Il direttore George Pehlivanian è subentrato al previsto Trevor Pinnock (così abbiamo saputo) pochissimi giorni prima, tanto è vero che il suo nome neppure risulta sul programma di sala. Probabilmente per questi fatti contingenti la sua presenza sul podio non si è fatta particolarmente notare e si è limitata ad una generale efficace gestione di orchestra e coro. Diciamo che non si sono notati né approfondimenti né guizzi particolari, tutto si è risolto in un sostanziale “mestiere” e un po' grigia correttezza.

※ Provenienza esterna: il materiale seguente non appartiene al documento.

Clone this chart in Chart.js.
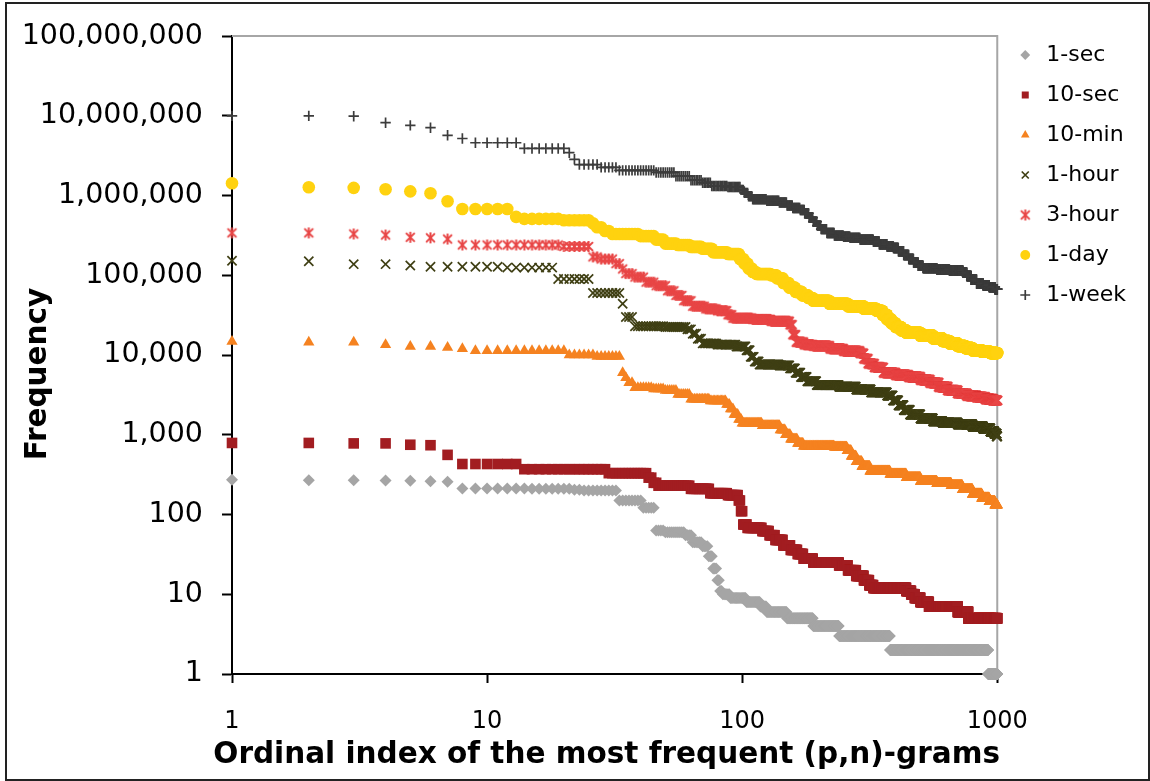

Il quartetto vocale richiesto dalla partitura era piuttosto ben assortito, con predominanza delle due voci femminili, il soprano Simona Saturová e il mezzosoprano Sasha Cooke, vocalmente corrette e molto espressive; un po' in ombra il tenore Maximilian Schmitt (che pur è andato in crescendo nel corso della serata) ed il basso Georg Zeppenfeld, più che funzionale. L'Orchestra Filarmonica Slovena (compagine fondata addirittura nel 1701) presenta una discreta compattezza di suono, segno del lavoro fatto insieme, ed evidenzia alcune buone individualità fra le prime parti strumentali. Il Coro Filarmonico Sloveno ha nel complesso retto l'urto di una composizione che grava molto sulle sue spalle, tanta è la parte riservata al coro nell'emozionante Stabat Mater di Dvořák.
Il concerto era dedicato alla memoria del tenore Steve Davislim che avrebbe dovuto cantare nell'occasione (e che era stato annunciato nel primitivo programma di Anima Mundi) ma che purtroppo è deceduto poche settimane fa. Il pubblico che gremiva la Cattedrale pisana ha riservato a tutti un successo molto caloroso.
La recensione si riferisce al concerto del 10 settembre 2024.